People who have never, ever doubted their gender and have never looked in the mirror at a strangers face, cannot begin to grasp the concept that this is the only thing some of us think about. That, as a trans person, in everything we do, we question our gender. I write more on this in an upcoming article, so I shall resist the urge to explore it more here. 

But I will say this…

Just because my brain works differently from a CIS person’s, it doesn’t make my experience any less valid. 

Just because trans people are outnumbered by CIS people, it doesn’t make our collective truth any less true. 

And just because you can’t understand my experience, that doesn’t make my experience wrong, and yours right. 

There we are again, that word: Right. 

I knew by the age of seven that I was really a girl. Didn’t matter what was dangling between my legs or what the doctor proclaimed at my birth. Didn’t matter what my mother, my siblings or friends told me. I just knew. 

I knew to the very core of my soul. 

Now, I appreciate not every trans person has the same level of clarity that I had at age seven. Like everything, being trans comes in a range of varying degrees. This is why we have counselling, to help us work it out. This is why the medical process of transitioning includes a time period of living in the opposite gender before making irreversible medical alterations to the body. This is why these puberty delaying medicines are so, so very important.

If trying to change a person’s dominate hand caused them significant distress for the rest of their life, can you imagine the impact of forcing someone to live in the wrong gender?

Probably not. So let me tell you about my experience.  

From as far back as I can remember, around the age of six or seven, there was not a single day where I didn’t fantasise about committing suicide. And by fantasise about suicide, I mean every single night I lay in bed dreaming up different ways to kill myself. From guns (of which I owned several as I grew up in the States), to overdoses, to carbon monoxide poisoning. In my head I designed hundreds of machines that would bleed me dry or blow my head off. 

I’d drift off to sleep praying to God to remove the abomination between my legs, and then curse him in the morning when I awoke to find it still there. When I was very young, I learned that Satan’s proper name was Lucifer. I remember thinking that if God wasn’t going to cure me, maybe Lucifer would. And, this being years and years before the internet, I turned to the only source of contact information I had, the phone book. I was looking for a Church of Lucifer. However, because I was so young, and didn’t actually know how Lucifer was spelled, I found a listing for a Lutheran Church, and thought that seemed about right. Of course, I wasn’t nearly brave enough to actually speak to the gentleman who answered the phone, I sometimes wonder what would have happened if I did. But this indicates just how young I was when my soul was crying out for help.

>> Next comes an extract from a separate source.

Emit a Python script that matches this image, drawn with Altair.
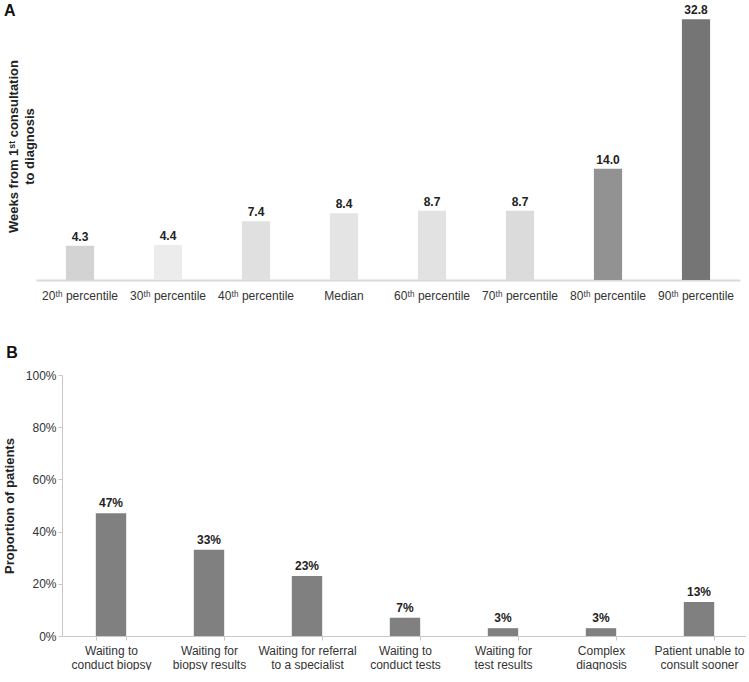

Whenever my brain was idle, I’d ask myself, ‘what should I do?’ And every single time, my brain would scream back, ‘KILL YOURSELF.’ 

In my teens I wrote love poems and stories to ‘suicide’, whom I likened to a lover that kept me company at night and comforted me as I tried to go to sleep. I have a few of those to this day, and they would chill your bones if you read them. I’ll just say that suicide was very beautiful. She had long, jet black hair, wore sexy, silky dresses and high heels, and her bright red lipstick was dripping with poison.

These thoughts and this desire lasted until the day I started hormone replacement therapy, then it stopped as if someone had turned off a switch. For the first time in my life, when I had idle time and I asked myself what I should do with it, I no longer wanted to die. 

There are a lot of things we still don’t understand about the brain. But one thing I can say with absolutely certainty, you can’t rewire it. It doesn’t matter if it is something like hand-dominance, sexual orientation or gender identity. Sure, people can fake it. Pressure or punish them enough, and they’ll get you to believe anything you want. But you won’t actually change who they are. 

In the case of transsexuals, we can, however, very successfully change the body to match the brain. And this brings a level of relief to our invisible trauma that is nearly beyond words.